FOR the past two years I have been involved in several cases raised by constituents who are trying to find out who owns land and property.
Cases range from a business trying to expand, residents trying to secure common repairs and constituents living in tenements with growing numbers of short-term lets. In such instances, folk want to find out easily, speedily and affordably who owns land or property that has a direct impact on their lives.
All too often, however, they can’t do so. One constituent was told it would cost her £150 to find out who owned five flats in her stair. She couldn’t afford it.
It is an odd state of affairs when it is harder to establish land ownership in 2018 than it was in 1915. The Finance Act of 1910 (Lloyd George’s famous “People’s Budget”) proposed an increment levy on the increase in value of land. To establish a baseline of values, surveyors mapped out, in intricate detail, the ownership, occupation, value and use of virtually all of the UK and Ireland, covering 99.7% of the land area of Scotland.
In 2018, with modern technology such as digital mapping, satellite imagery, online technology and smartphones, we have yet to come close to what the Edwardians achieved with paper maps and ink.
Across the world, modern technology and integrated data management has delivered land information systems that provide comprehensive data on land for citizens. For example, you can find out a wide range of information about land parcels anywhere in the US state of Montana right now for free on the internet. If you want the same data for Scotland, you will be frustrated at every turn, expend an inordinate amount of time, and you’ll have to pay for it.
The question of who owns Scotland has been around for decades. John McEwen had a go at answering it in 1979 and it was the focus of my first book, published in 1996. In the early years of devolution, I tried to persuade the then Scottish Executive to open up land information to the public but there was little appetite.

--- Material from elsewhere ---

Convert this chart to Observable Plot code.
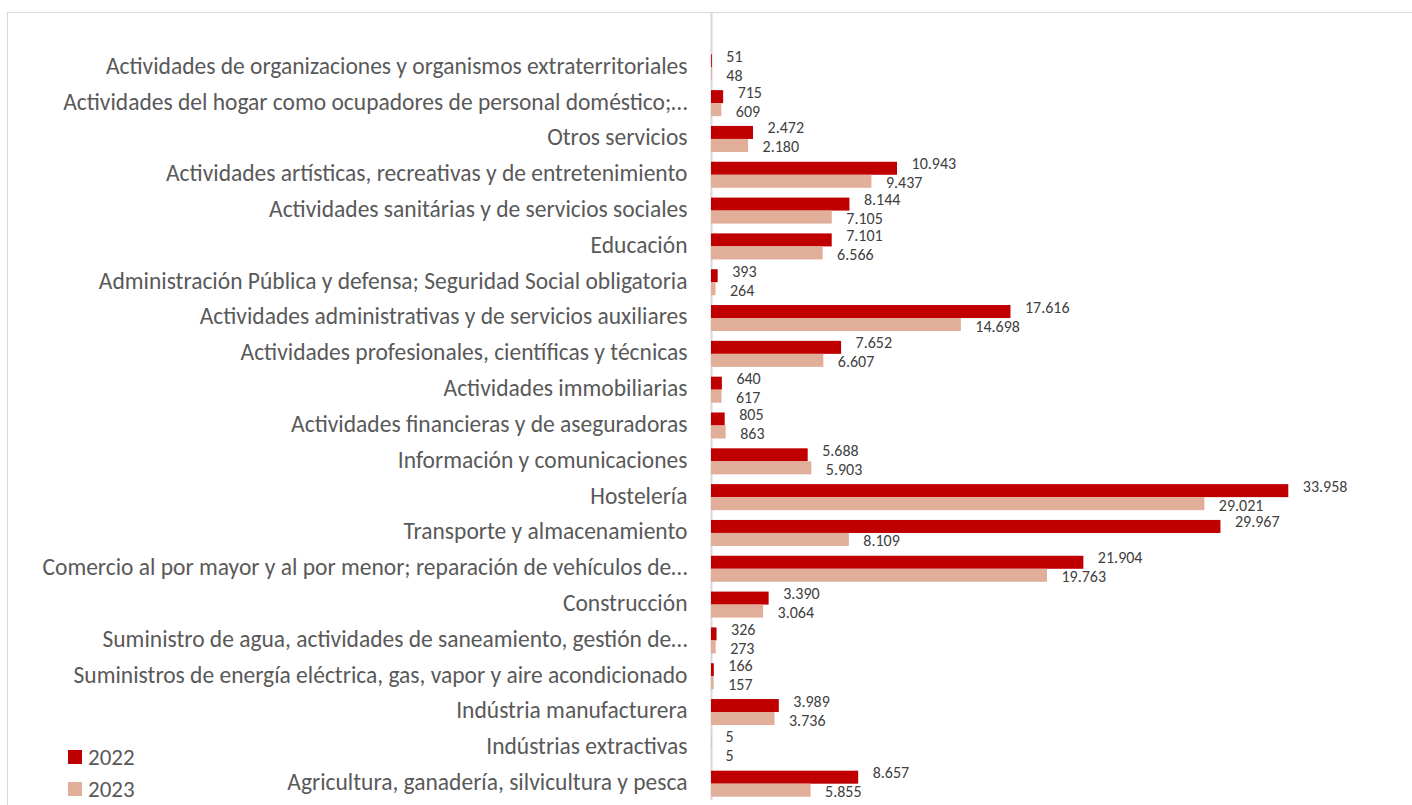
<!DOCTYPE html>
<html>
<head>
<meta charset="utf-8">
<script src="https://cdn.jsdelivr.net/npm/d3@7"></script>
<script src="https://cdn.jsdelivr.net/npm/@observablehq/plot@0.6"></script>
<style>
  html, body { margin: 0; padding: 0; background: #fff; overflow: hidden; }
  body { width: 1412px; height: 805px; position: relative; font-family: Calibri, Carlito, Lato, sans-serif; }
  #frame { position: absolute; left: 7px; top: 12px; width: 1440px; height: 830px; border: 1.5px solid #d9d9d9; box-sizing: border-box; }
  #chart { position: absolute; left: 0; top: 0; }
  #legend { position: absolute; left: 68px; top: 741px; color: #595959; font-size: 23px; line-height: 1; }
  #legend .row { display: flex; align-items: center; height: 32px; }
  #legend .sw { width: 14px; height: 14px; margin-right: 6px; }
</style>
</head>
<body>
<div id="frame"></div>
<div id="chart"></div>
<div id="legend"></div>
<script>
const categories = [
  "Actividades de organizaciones y organismos extraterritoriales",
  "Actividades del hogar como ocupadores de personal doméstico;…",
  "Otros servicios",
  "Actividades artísticas, recreativas y de entretenimiento",
  "Actividades sanitárias y de servicios sociales",
  "Educación",
  "Administración Pública y defensa; Seguridad Social obligatoria",
  "Actividades administrativas y de servicios auxiliares",
  "Actividades profesionales, científicas y técnicas",
  "Actividades immobiliarias",
  "Actividades financieras y de aseguradoras",
  "Información y comunicaciones",
  "Hostelería",
  "Transporte y almacenamiento",
  "Comercio al por mayor y al por menor; reparación de vehículos de…",
  "Construcción",
  "Suministro de agua, actividades de saneamiento, gestión de…",
  "Suministros de energía eléctrica, gas, vapor y aire acondicionado",
  "Indústria manufacturera",
  "Indústrias extractivas",
  "Agricultura, ganadería, silvicultura y pesca"
];
const series = ["2022", "2023"];
const values2022 = [51, 715, 2472, 10943, 8144, 7101, 393, 17616, 7652, 640, 805, 5688, 33958, 29967, 21904, 3390, 326, 166, 3989, 5, 8657];
const values2023 = [48, 609, 2180, 9437, 7105, 6566, 264, 14698, 6607, 617, 863, 5903, 29021, 8109, 19763, 3064, 273, 157, 3736, 5, 5855];
const colors = ["#C00000", "#E1AE9A"];

const data = [];
categories.forEach((c, i) => {
  data.push({cat: c, year: "2022", value: values2022[i]});
  data.push({cat: c, year: "2023", value: values2023[i]});
});
const d2022 = data.filter(d => d.year === "2022");
const d2023 = data.filter(d => d.year === "2023");

const loc = d3.formatLocale({decimal: ",", thousands: ".", grouping: [3], currency: ["", "€"]});
const fmt = loc.format(",d");

const plot = Plot.plot({
  width: 1412,
  height: 805,
  marginLeft: 711,
  marginRight: 21,
  marginTop: 12,
  marginBottom: 5,
  style: {fontFamily: "Calibri, Carlito, Lato, sans-serif", background: "transparent", overflow: "visible"},
  x: {domain: [0, 40000], axis: null},
  y: {domain: categories, range: [47.8, 800], padding: 0, round: false, axis: null},
  marks: [
    Plot.ruleX([0], {stroke: "#d9d9d9", strokeWidth: 2}),
    Plot.barX(d2022, {x: "value", y: "cat", fill: colors[0], insetTop: 6.5, insetBottom: 16.3}),
    Plot.barX(d2023, {x: "value", y: "cat", fill: colors[1], insetTop: 19.5, insetBottom: 3.3}),
    Plot.text(d2022, {x: "value", y: "cat", text: d => fmt(d.value), dx: 14, dy: -9.5, textAnchor: "start", fill: "#404040", fontSize: 16}),
    Plot.text(d2023, {x: "value", y: "cat", text: d => fmt(d.value), dx: 14, dy: 9.5, textAnchor: "start", fill: "#404040", fontSize: 16}),
    Plot.axisY({tickSize: 0, tickPadding: 24, label: null, fontSize: 23.5, fill: "#595959"})
  ]
});
document.getElementById("chart").appendChild(plot);

const legend = document.getElementById("legend");
series.forEach((s, i) => {
  const row = document.createElement("div");
  row.className = "row";
  const sw = document.createElement("div");
  sw.className = "sw";
  sw.style.background = colors[i];
  const t = document.createElement("span");
  t.textContent = s;
  row.appendChild(sw);
  row.appendChild(t);
  legend.appendChild(row);
});
</script>
</body>
</html>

Since then, I have made representations to the Scottish Government and the Parliament during the course of the Land Registration (Scotland) Act 2012 to persuade them to increase transparency and, in particular, to provide free access to existing land information held by the Registers of Scotland. The proposal was firmly rejected by the then economy minister, Fergus Ewing.
In July, John Swinney announced proposals to develop a Scottish Land Information Service (SCOTLIS), an online portal that would enable “citizens, communities, professionals and business to access comprehensive information about any piece of land or property in Scotland”.
The service was developed by Registers of Scotland and launched in November 2017 (scotlis.ros.gov.uk). It is useless.
There is no map-search facility, there is no information beyond an index of titles and nothing on land values or planning. As always, any information you do find, you will have to pay for.
Then, on March 1, 2018, the Registers of Scotland published an overseas company report and a statistical report on the overseas ownership of land in Scotland. Against growing demands for greater transparency in who owns land and property across the world, this is presumably Scotland’s contribution.
The report reveals the companies registered overseas that own land in Scotland. But this is the tip of the iceberg because it only takes into account land in the modern register and not the older Sasines register. It doesn’t include any information on how much land is owned overseas (my own research shows that 750,000 acres of Scotland is owned in tax havens – posing problems for law enforcement and tax authorities).
And yet, the public are denied access to the data underlying the overseas company report because to obtain a copy will cost you an astonishing £1560. Even if you could afford this sum of money, you would need to pay another £30 per record for detailed information on each of the entries. If you wanted full ownership information for all 1700 companies, that comes to a cool £51,000.
The Scottish Government has asked the Registers of Scotland to complete the land register by 2024. This is ambitious but it fails to address the more fundamental question of what is available now and on what terms.
The public deserve access to information about who owns Scotland. It’s time to end the secrecy and the costs and open up all information – environmental, planning, valuation, tenure, ownership – in an accessible manner which is free and easy to use by the citizen.
Over the coming months, I invite those with an interest to join me in campaigning for greater transparency and openness in land information.